What keeps Warm Oats from feeling flat is that subtle shift. It is not a one-note paint. You get a color that responds to its surroundings rather than sitting there doing the same thing all day.
Warm Oats Undertones
The dominant undertone here is a soft taupe with a whisper of green underneath. That green is faint, but it matters. It tempers the warmth so the color never tips into yellow or orange territory, which is a common pitfall with warmer neutrals. When you hold a Warm Oats swatch next to a true beige, you will see how much more grounded it looks.
Because of that taupe-green base, you need to think carefully about what sits beside it. Anything with a strong pink or peach undertone will fight with it. Cooler grays placed next to Warm Oats can make it look muddy. Test your trim and adjacent colors in the actual room before you commit, because undertones only show their hand once the light hits them.
Where Warm Oats Works Best
This is a flexible neutral that earns its keep in living rooms, bedrooms, hallways, and open-concept main floors. It works beautifully in south-facing and west-facing rooms where warm light amplifies its cozy quality. In north-facing rooms, which get cooler, bluer light, that touch of green can become more noticeable, so go in with your eyes open and sample generously.
For small spaces, Warm Oats opens things up without going stark white. In larger rooms it brings a sense of calm and keeps big walls from feeling empty. It also makes a reliable backdrop for a whole-home palette when you want continuity from room to room.
What to Pair With Warm Oats
For trim, reach for a soft warm white like Alabaster (SW-7008) or Greek Villa (SW-7551). Both keep the warmth intact while giving you crisp definition. Pure bright white trim can work, but it will read sharper and pull contrast you may not want.
On flooring, Warm Oats sits happily with warm and medium-toned woods, from white oak to walnut. For furniture, lean into natural materials: linen, rattan, leather in cognac or camel, and unbleached cottons. If you want a coordinating wall color elsewhere, look at Accessible Beige (SW-7036) for something in the same family, or Urbane Bronze (SW-7048) for a grounding accent on a door or built-in.

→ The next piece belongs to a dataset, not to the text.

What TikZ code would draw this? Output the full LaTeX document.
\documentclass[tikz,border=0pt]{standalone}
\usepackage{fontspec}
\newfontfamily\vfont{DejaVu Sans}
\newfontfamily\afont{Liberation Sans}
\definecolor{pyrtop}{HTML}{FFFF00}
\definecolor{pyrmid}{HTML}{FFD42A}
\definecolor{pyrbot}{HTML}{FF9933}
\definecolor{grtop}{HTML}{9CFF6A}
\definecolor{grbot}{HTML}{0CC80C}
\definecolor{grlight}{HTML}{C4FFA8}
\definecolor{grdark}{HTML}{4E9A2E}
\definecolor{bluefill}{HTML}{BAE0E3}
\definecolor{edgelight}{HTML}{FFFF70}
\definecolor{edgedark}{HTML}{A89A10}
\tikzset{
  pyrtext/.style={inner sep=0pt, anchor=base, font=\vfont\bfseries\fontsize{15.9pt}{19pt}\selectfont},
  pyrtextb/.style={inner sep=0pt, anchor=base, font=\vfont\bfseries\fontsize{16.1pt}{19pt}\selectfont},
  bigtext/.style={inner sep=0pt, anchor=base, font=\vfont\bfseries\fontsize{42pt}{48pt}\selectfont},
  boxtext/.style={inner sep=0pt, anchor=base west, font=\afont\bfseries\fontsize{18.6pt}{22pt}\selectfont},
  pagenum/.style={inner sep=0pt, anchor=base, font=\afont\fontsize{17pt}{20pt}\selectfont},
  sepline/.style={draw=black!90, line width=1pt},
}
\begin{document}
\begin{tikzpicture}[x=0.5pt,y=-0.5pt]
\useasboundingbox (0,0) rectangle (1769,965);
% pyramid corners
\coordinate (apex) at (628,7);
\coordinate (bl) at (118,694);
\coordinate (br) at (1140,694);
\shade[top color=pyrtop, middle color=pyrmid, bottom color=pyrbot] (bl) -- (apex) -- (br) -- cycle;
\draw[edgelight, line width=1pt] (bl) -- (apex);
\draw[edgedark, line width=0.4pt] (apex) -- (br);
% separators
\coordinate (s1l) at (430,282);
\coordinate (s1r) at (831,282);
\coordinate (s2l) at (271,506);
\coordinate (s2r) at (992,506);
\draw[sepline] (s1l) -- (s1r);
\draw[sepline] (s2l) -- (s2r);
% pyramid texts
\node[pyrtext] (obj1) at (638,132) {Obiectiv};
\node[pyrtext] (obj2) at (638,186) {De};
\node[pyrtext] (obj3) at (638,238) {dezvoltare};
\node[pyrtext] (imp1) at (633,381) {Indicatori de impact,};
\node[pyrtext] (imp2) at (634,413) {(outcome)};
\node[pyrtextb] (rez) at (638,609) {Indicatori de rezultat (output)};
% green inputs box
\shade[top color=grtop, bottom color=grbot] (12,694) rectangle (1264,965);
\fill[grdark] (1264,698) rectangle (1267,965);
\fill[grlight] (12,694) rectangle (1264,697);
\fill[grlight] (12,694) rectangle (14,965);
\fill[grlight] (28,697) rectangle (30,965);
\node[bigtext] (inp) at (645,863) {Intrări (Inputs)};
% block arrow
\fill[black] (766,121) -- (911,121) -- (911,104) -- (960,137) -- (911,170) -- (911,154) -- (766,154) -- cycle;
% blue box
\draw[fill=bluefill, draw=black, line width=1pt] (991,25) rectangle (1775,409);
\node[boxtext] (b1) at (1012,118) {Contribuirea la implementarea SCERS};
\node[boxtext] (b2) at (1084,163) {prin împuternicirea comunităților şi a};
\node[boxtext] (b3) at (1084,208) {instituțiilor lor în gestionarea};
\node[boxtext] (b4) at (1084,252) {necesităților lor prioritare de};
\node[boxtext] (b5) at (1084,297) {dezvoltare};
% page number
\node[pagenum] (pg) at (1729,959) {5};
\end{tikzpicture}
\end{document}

Soft sage greens and muted clay tones also play well as accents.
Colors That Clash With Warm Oats
Steer clear of pairing Warm Oats with cool steel grays or anything with a blue undertone, since that contrast tends to flatten the warmth and surface the green in an unflattering way. Avoid stark, blue-based whites for trim. They make the walls look dingy by comparison. And resist the urge to combine it with strong yellow-beiges, which create a heavy, dated effect where neither color gets to shine.